--- begin Supplied data ---
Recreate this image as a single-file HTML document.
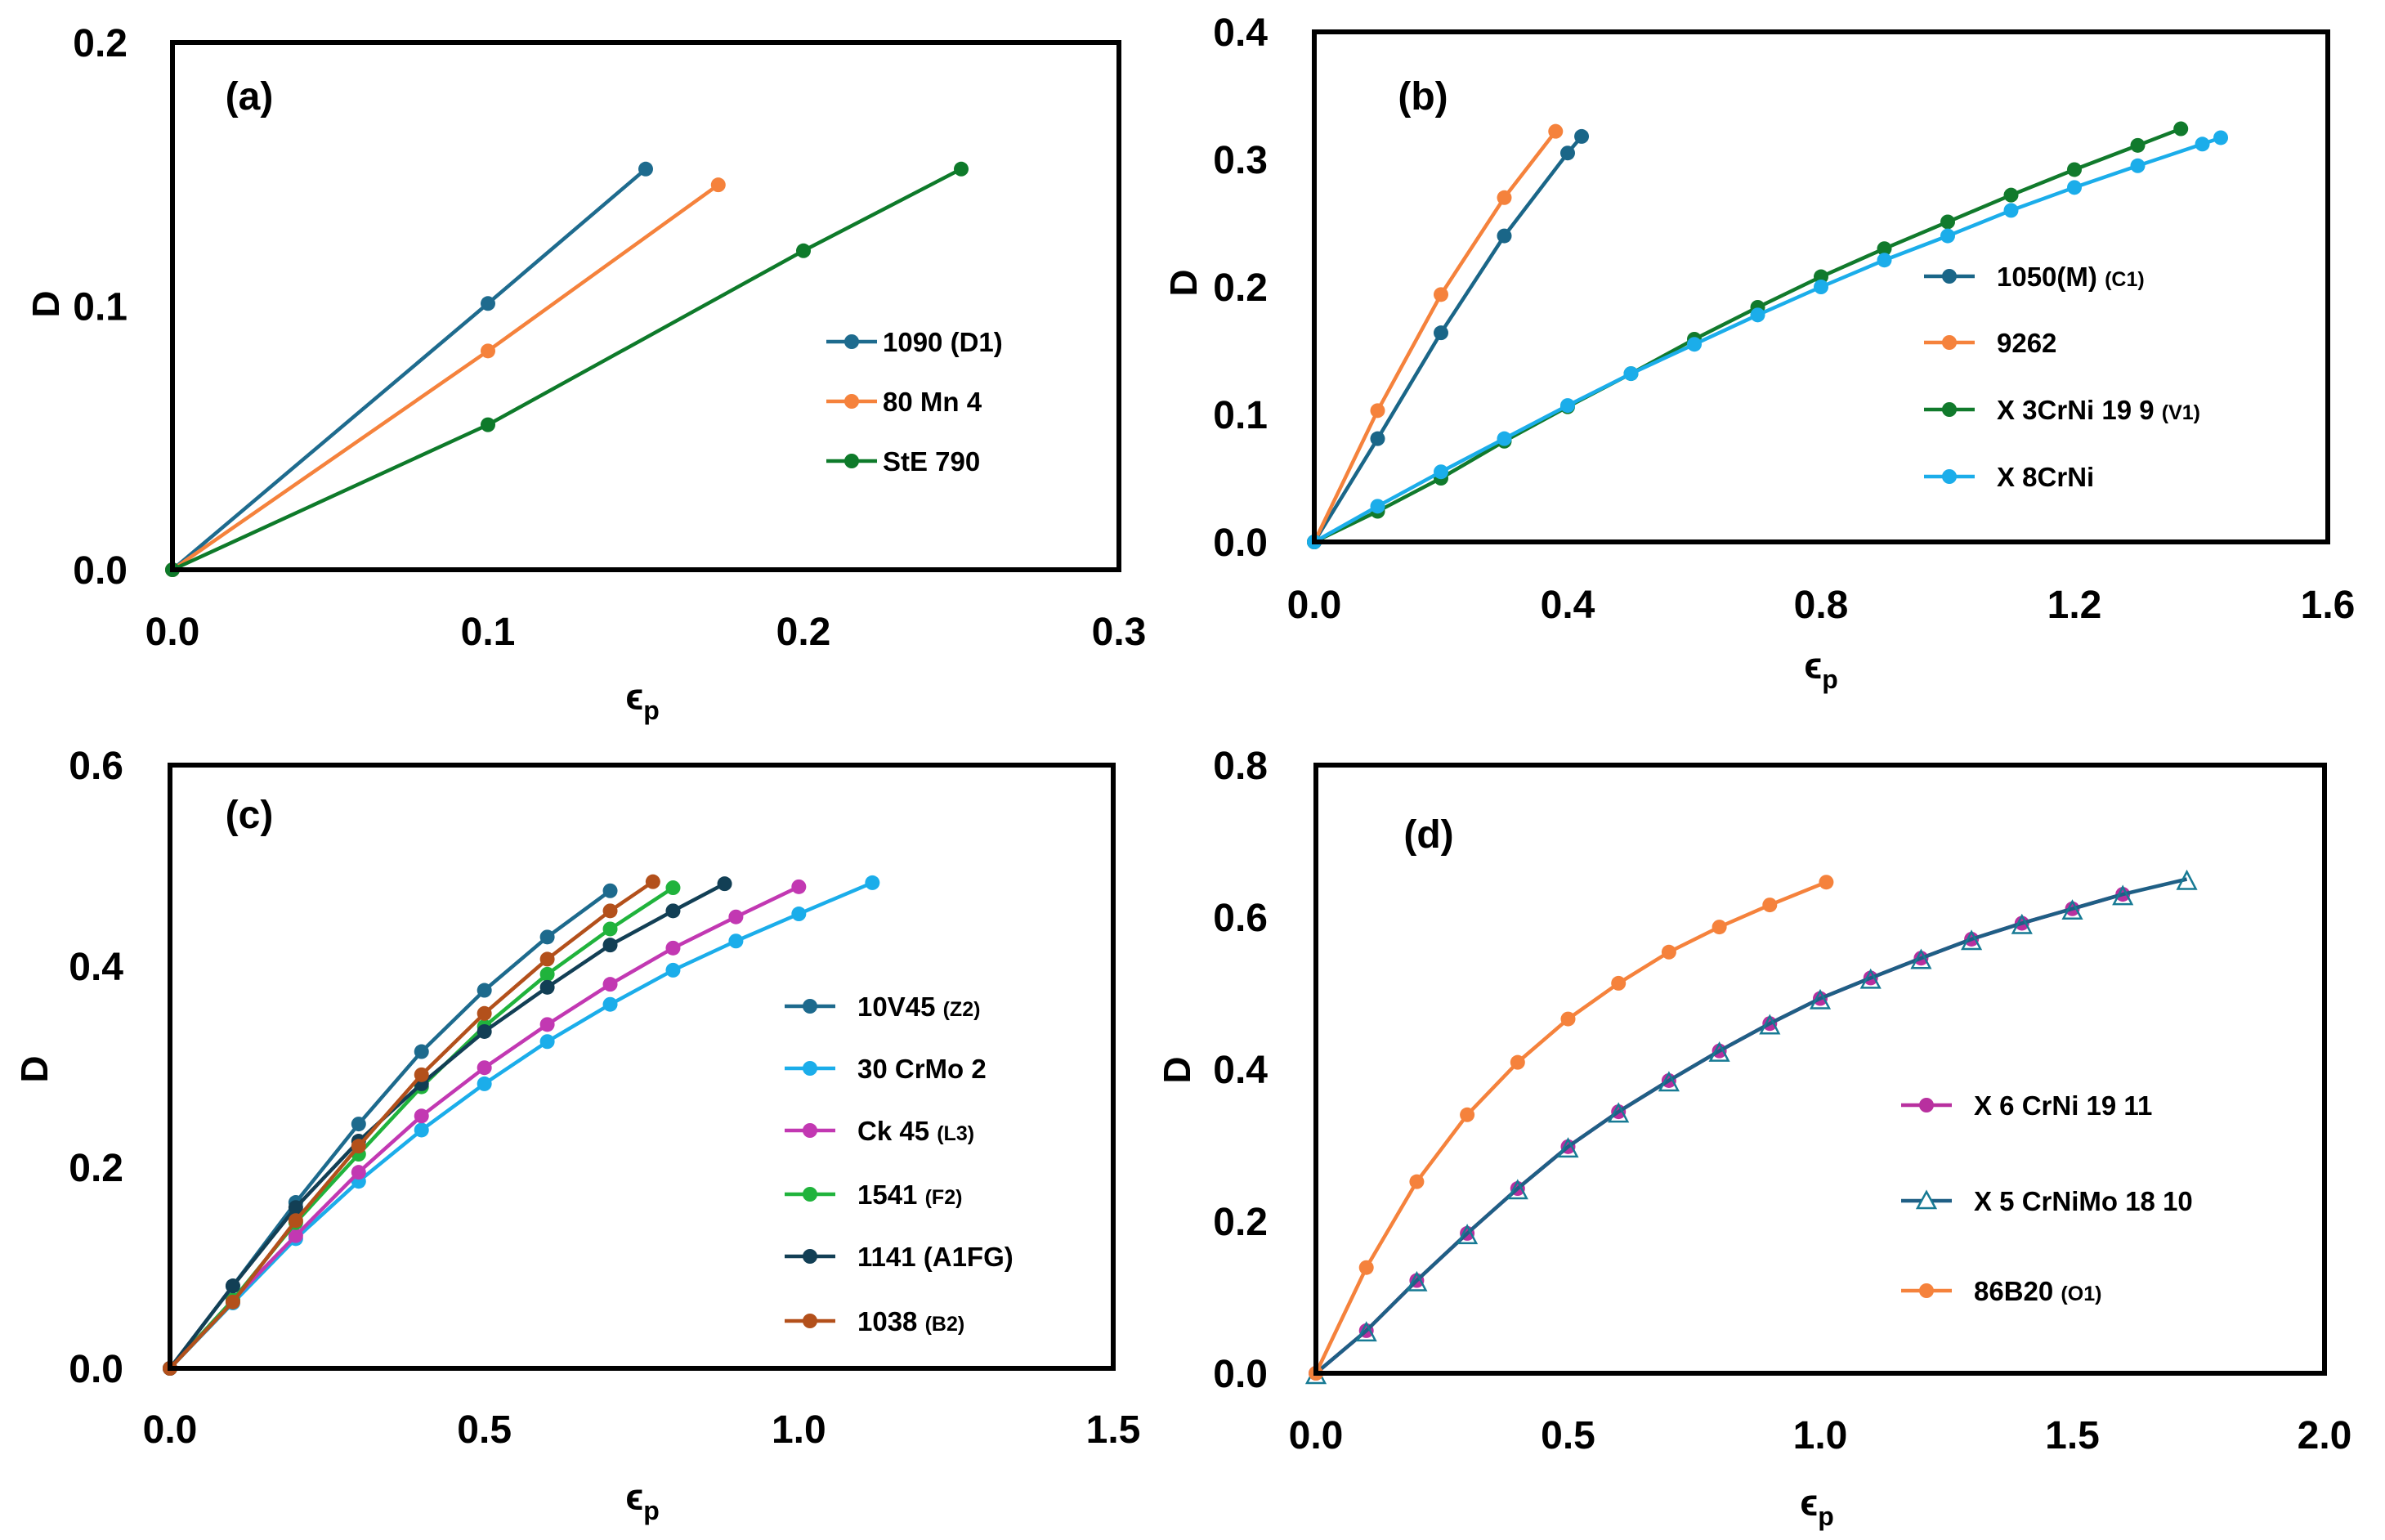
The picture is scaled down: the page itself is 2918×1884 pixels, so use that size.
<!DOCTYPE html>
<html><head><meta charset="utf-8"><style>
html,body{margin:0;padding:0;background:#fff;}
svg{display:block;font-family:"Liberation Sans",sans-serif;font-weight:bold;}
</style></head><body>
<svg id="fig" width="2918" height="1884" viewBox="0 0 2918 1884"></svg>
<script>
// ---- panel (a) data ----
const aX_1090=[0,0.1,0.15], aY_1090=[0,0.101,0.152];
const aX_80Mn4=[0,0.1,0.173], aY_80Mn4=[0,0.083,0.146];
const aX_StE=[0,0.1,0.2,0.25], aY_StE=[0,0.055,0.121,0.152];
const aXTicks=["0.0","0.1","0.2","0.3"], aYTicks=["0.0","0.1","0.2"];
// ---- panel (b) data ----
const bX_1050=[0,0.1,0.2,0.3,0.4,0.422], bY_1050=[0,0.081,0.164,0.240,0.305,0.318];
const bX_9262=[0,0.1,0.2,0.3,0.381], bY_9262=[0,0.103,0.194,0.270,0.322];
const bX_X3=[0,0.1,0.2,0.3,0.4,0.5,0.6,0.7,0.8,0.9,1.0,1.1,1.2,1.3,1.368];
const bY_X3=[0,0.024,0.050,0.079,0.106,0.132,0.159,0.184,0.208,0.230,0.251,0.272,0.292,0.311,0.324];
const bX_X8=[0,0.1,0.2,0.3,0.4,0.5,0.6,0.7,0.8,0.9,1.0,1.1,1.2,1.3,1.402,1.431];
const bY_X8=[0,0.028,0.055,0.081,0.107,0.132,0.155,0.178,0.200,0.221,0.240,0.260,0.278,0.295,0.312,0.317];
const bXTicks=["0.0","0.4","0.8","1.2","1.6"], bYTicks=["0.0","0.1","0.2","0.3","0.4"];
// ---- panel (c) data ----
const cX_10V45=[0,0.1,0.2,0.3,0.4,0.5,0.6,0.7], cY_10V45=[0,0.082,0.165,0.243,0.315,0.376,0.429,0.475];
const cX_30CrMo=[0,0.1,0.2,0.3,0.4,0.5,0.6,0.7,0.8,0.9,1.0,1.117], cY_30CrMo=[0,0.065,0.129,0.186,0.237,0.283,0.325,0.362,0.396,0.425,0.452,0.483];
const cX_Ck45=[0,0.1,0.2,0.3,0.4,0.5,0.6,0.7,0.8,0.9,1.0], cY_Ck45=[0,0.068,0.132,0.195,0.251,0.299,0.342,0.382,0.418,0.449,0.479];
const cX_1541=[0,0.1,0.2,0.3,0.4,0.5,0.6,0.7,0.8], cY_1541=[0,0.068,0.145,0.213,0.280,0.340,0.392,0.437,0.478];
const cX_1141=[0,0.1,0.2,0.3,0.4,0.5,0.6,0.7,0.8,0.882], cY_1141=[0,0.082,0.160,0.226,0.283,0.335,0.379,0.421,0.455,0.482];
const cX_1038=[0,0.1,0.2,0.3,0.4,0.5,0.6,0.7,0.768], cY_1038=[0,0.066,0.147,0.221,0.292,0.353,0.407,0.455,0.484];
const cXTicks=["0.0","0.5","1.0","1.5"], cYTicks=["0.0","0.2","0.4","0.6"];
// ---- panel (d) data ----
const dX_86B20=[0,0.1,0.2,0.3,0.4,0.5,0.6,0.7,0.8,0.9,1.012], dY_86B20=[0,0.139,0.252,0.340,0.409,0.466,0.513,0.554,0.587,0.616,0.646];
const dX_X6=[0,0.1,0.2,0.3,0.4,0.5,0.6,0.7,0.8,0.9,1.0,1.1,1.2,1.3,1.4,1.5,1.6];
const dY_X6=[0,0.056,0.122,0.184,0.243,0.298,0.344,0.385,0.424,0.460,0.493,0.520,0.546,0.571,0.592,0.611,0.630];
const dX_X5=[0,0.1,0.2,0.3,0.4,0.5,0.6,0.7,0.8,0.9,1.0,1.1,1.2,1.3,1.4,1.5,1.6,1.727];
const dY_X5=[0,0.056,0.122,0.184,0.243,0.298,0.344,0.385,0.424,0.460,0.493,0.520,0.546,0.571,0.592,0.611,0.630,0.650];
const dXTicks=["0.0","0.5","1.0","1.5","2.0"], dYTicks=["0.0","0.2","0.4","0.6","0.8"];

const NS="http://www.w3.org/2000/svg";
const svg=document.getElementById('fig');
function el(tag,attrs,parent){const e=document.createElementNS(NS,tag);for(const k in attrs)e.setAttribute(k,attrs[k]);(parent||svg).appendChild(e);return e;}

function panel(p){
  const g=el('g',{});
  
  
  const xs=v=>p.L+(v/p.xmax)*(p.R-p.L);
  const ys=v=>p.B-(v/p.ymax)*(p.B-p.T);
  p.series.forEach(s=>{
    const sg=el('g',{},g);
    
    
    const pts=s.x.map((v,i)=>xs(v)+','+ys(s.y[i])).join(' ');
    el('polyline',{points:pts,fill:'none',stroke:s.line||s.c,'stroke-width':4.5,'stroke-linejoin':'round'},sg);
    s.x.forEach((v,i)=>{
      let m;
      if(s.tri){const cx=xs(v),cy=ys(s.y[i])+3;m=el('polygon',{points:`${cx},${cy-12} ${cx-11},${cy+9} ${cx+11},${cy+9}`,fill:'none',stroke:s.c,'stroke-width':2.5},sg);}
      else m=el('circle',{cx:xs(v),cy:ys(s.y[i]),r:9,fill:s.c},sg);
      
      
    });
  });
  const fr=el('rect',{x:p.L,y:p.T,width:p.R-p.L,height:p.B-p.T,fill:'none',stroke:'#000','stroke-width':6},g);
  
  
  p.xt.forEach((t,i)=>{const v=parseFloat(t);const tx=el('text',{x:xs(v),y:p.xly+4,'text-anchor':'middle','font-size':48},g);tx.textContent=t;
    
    });
  p.yt.forEach((t,i)=>{const v=parseFloat(t);const tx=el('text',{x:p.ylx-4,y:ys(v)+17,'text-anchor':'end','font-size':48},g);tx.textContent=t;
    
    });
  const yt=el('text',{x:p.Dx,y:p.Dy,'text-anchor':'middle','font-size':46,transform:`rotate(-90 ${p.Dx} ${p.Dy})`},g);yt.textContent='D';
  
  
  const xt=el('text',{x:p.Ex,y:p.Ey,'text-anchor':'middle','font-size':46},g);
  xt.innerHTML='ϵ<tspan font-size="32" dy="12">p</tspan>';
  
  
  const pl=el('text',{x:p.plx,y:p.ply+4,'text-anchor':'middle','font-size':48},g);pl.textContent='('+p.id+')';
  
  
  p.series.forEach((s,i)=>{
    const ly=p.leg.ys[i];
    const lg=el('g',{},g);
    
    
    el('line',{x1:p.leg.x1,x2:p.leg.x1+62,y1:ly,y2:ly,stroke:s.line||s.c,'stroke-width':4.5},lg);
    const mx=p.leg.x1+31;
    if(s.tri) el('polygon',{points:`${mx},${ly-11} ${mx-11},${ly+9} ${mx+11},${ly+9}`,fill:'#fff',stroke:s.c,'stroke-width':2.5},lg);
    else el('circle',{cx:mx,cy:ly,r:9,fill:s.c},lg);
    const t=el('text',{x:p.leg.tx,y:ly+12,'font-size':33},lg);
    t.innerHTML=s.name+(s.sub?' <tspan font-size="25">'+s.sub+'</tspan>':'');
  });
}

panel({id:'a',L:211,R:1369,T:52,B:697,xmax:0.3,ymax:0.2,xt:aXTicks,yt:aYTicks,xly:785,ylx:160,Dx:72,Dy:372,Ex:786,Ey:868,plx:305,ply:130,
  leg:{x1:1011,tx:1080,ys:[418,491,564]},
  series:[{slug:'1090',name:'1090 (D1)',c:'#1e6b8e',x:aX_1090,y:aY_1090},
          {slug:'80mn4',name:'80 Mn 4',c:'#f5823c',x:aX_80Mn4,y:aY_80Mn4},
          {slug:'ste790',name:'StE 790',c:'#0e7a2a',x:aX_StE,y:aY_StE}]});
panel({id:'b',L:1608,R:2848,T:39,B:663,xmax:1.6,ymax:0.4,xt:bXTicks,yt:bYTicks,xly:752,ylx:1555,Dx:1464,Dy:346,Ex:2228,Ey:830,plx:1741,ply:130,
  leg:{x1:2354,tx:2443,ys:[338,419,501,583]},
  series:[{slug:'1050',name:'1050(M)',sub:'(C1)',c:'#1a6688',x:bX_1050,y:bY_1050},
          {slug:'9262',name:'9262',c:'#f5823c',x:bX_9262,y:bY_9262},
          {slug:'x3crni',name:'X 3CrNi 19 9',sub:'(V1)',c:'#117a2c',x:bX_X3,y:bY_X3},
          {slug:'x8crni',name:'X 8CrNi',c:'#1badea',x:bX_X8,y:bY_X8}]});
panel({id:'c',L:208,R:1362,T:936,B:1674,xmax:1.5,ymax:0.6,xt:cXTicks,yt:cYTicks,xly:1761,ylx:155,Dx:58,Dy:1308,Ex:786,Ey:1847,plx:305,ply:1009,
  leg:{x1:960,tx:1049,ys:[1231,1307,1383,1461,1537,1616]},
  series:[{slug:'10v45',name:'10V45',sub:'(Z2)',c:'#1d6a8d',x:cX_10V45,y:cY_10V45},
          {slug:'30crmo2',name:'30 CrMo 2',c:'#1badea',x:cX_30CrMo,y:cY_30CrMo},
          {slug:'ck45',name:'Ck 45',sub:'(L3)',c:'#c238b2',x:cX_Ck45,y:cY_Ck45},
          {slug:'1541',name:'1541',sub:'(F2)',c:'#20b33c',x:cX_1541,y:cY_1541},
          {slug:'1141',name:'1141 (A1FG)',c:'#123f55',x:cX_1141,y:cY_1141},
          {slug:'1038',name:'1038',sub:'(B2)',c:'#b3501b',x:cX_1038,y:cY_1038}]});
panel({id:'d',L:1610,R:2844,T:936,B:1680,xmax:2.0,ymax:0.8,xt:dXTicks,yt:dYTicks,xly:1768,ylx:1555,Dx:1456,Dy:1309,Ex:2223,Ey:1854,plx:1748,ply:1033,
  leg:{x1:2326,tx:2415,ys:[1352,1469,1579]},
  series:[{slug:'x6crni',name:'X 6 CrNi 19 11',c:'#b8309f',line:'#b8309f',x:dX_X6,y:dY_X6},
          {slug:'x5crnimo',name:'X 5 CrNiMo 18 10',c:'#177a94',line:'#1f5f85',tri:true,x:dX_X5,y:dY_X5},
          {slug:'86b20',name:'86B20',sub:'(O1)',c:'#f5823c',x:dX_86B20,y:dY_86B20}]});
</script>
</body></html>
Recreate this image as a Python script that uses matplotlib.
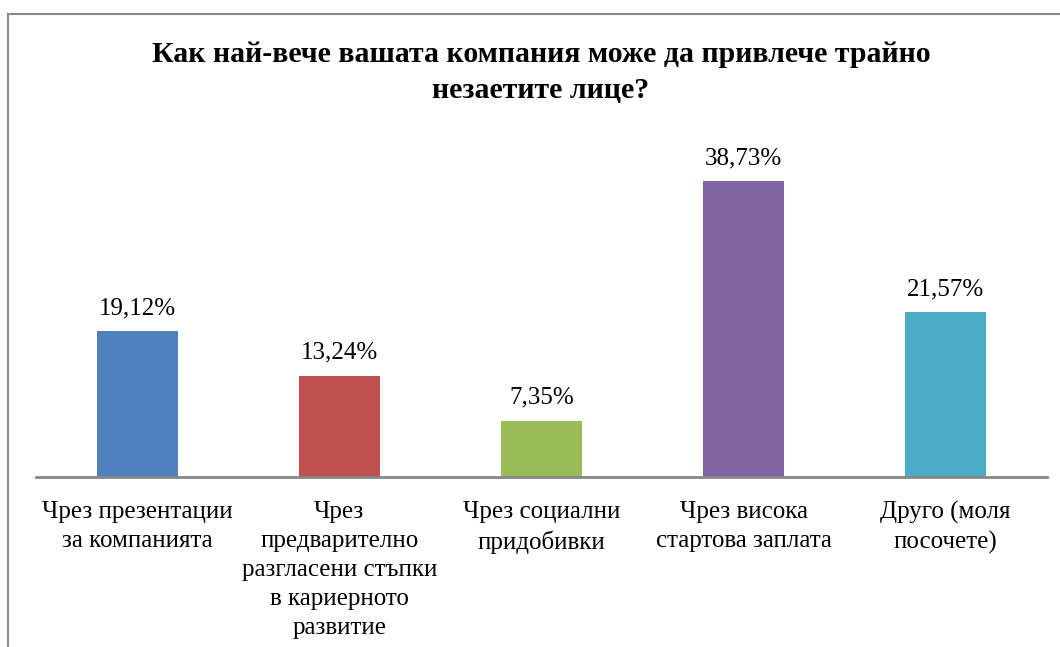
import matplotlib.pyplot as plt
from matplotlib.lines import Line2D

# data
categories = [
    'Чрез презентации\nза компанията',
    'Чрез\nпредварително\nразгласени стъпки\nв кариерното\nразвитие',
    'Чрез социални\nпридобивки',
    'Чрез висока\nстартова заплата',
    'Друго (моля\nпосочете)',
]
values = [19.12, 13.24, 7.35, 38.73, 21.57]
colors = ['#4F81BD', '#C0504D', '#9BBB59', '#8064A2', '#4BACC6']
title = 'Как най-вече вашата компания може да привлече трайно\nнезаетите лице?'

plt.rcParams['font.family'] = ['Liberation Serif', 'DejaVu Serif']

fig = plt.figure(figsize=(10.6, 6.47), dpi=100)
ax = fig.add_axes([0.034, 0.2628, 0.9535, 0.5316])

x = range(len(values))
ax.bar(x, values, width=0.4, color=colors)
for xi, v in zip(x, values):
    ax.text(xi, v + 1.55, f'{v:.2f}%'.replace('.', ','), ha='center', va='bottom',
            fontsize=18)

ax.set_xlim(-0.5, len(values) - 0.5)
ax.set_ylim(0, 45)
ax.set_yticks([])
ax.set_xticks(list(x))
ax.set_xticklabels(categories, fontsize=18, linespacing=1.42)
ax.tick_params(axis='x', length=0, pad=17)
for s in ['top', 'right', 'left']:
    ax.spines[s].set_visible(False)
ax.spines['bottom'].set_color('#878787')
ax.spines['bottom'].set_linewidth(2)

fig.text(0.5104, 0.888, title, ha='center', va='center', fontsize=21.5,
         fontweight='bold', linespacing=1.4)

# chart frame (cropped on right and bottom)
fig.add_artist(Line2D([8 / 1060, 8 / 1060], [0, 1 - 14 / 647],
                      transform=fig.transFigure, color='#8a8a8a', lw=1.5))
fig.add_artist(Line2D([8 / 1060, 1], [1 - 14 / 647, 1 - 14 / 647],
                      transform=fig.transFigure, color='#8a8a8a', lw=1.5))

fig.savefig('out.png', dpi=100)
--- end Supplied data ---
§ **Work to complete**
Leave out the pictures and quote exactly the lines from the one where "Recreate this image as a Python" appears to the one where "from matplotlib.lines import Line2D" appears, both ends counted.

§ **Reply to the exercise**
Recreate this image as a Python script that uses matplotlib.
import matplotlib.pyplot as plt
from matplotlib.lines import Line2D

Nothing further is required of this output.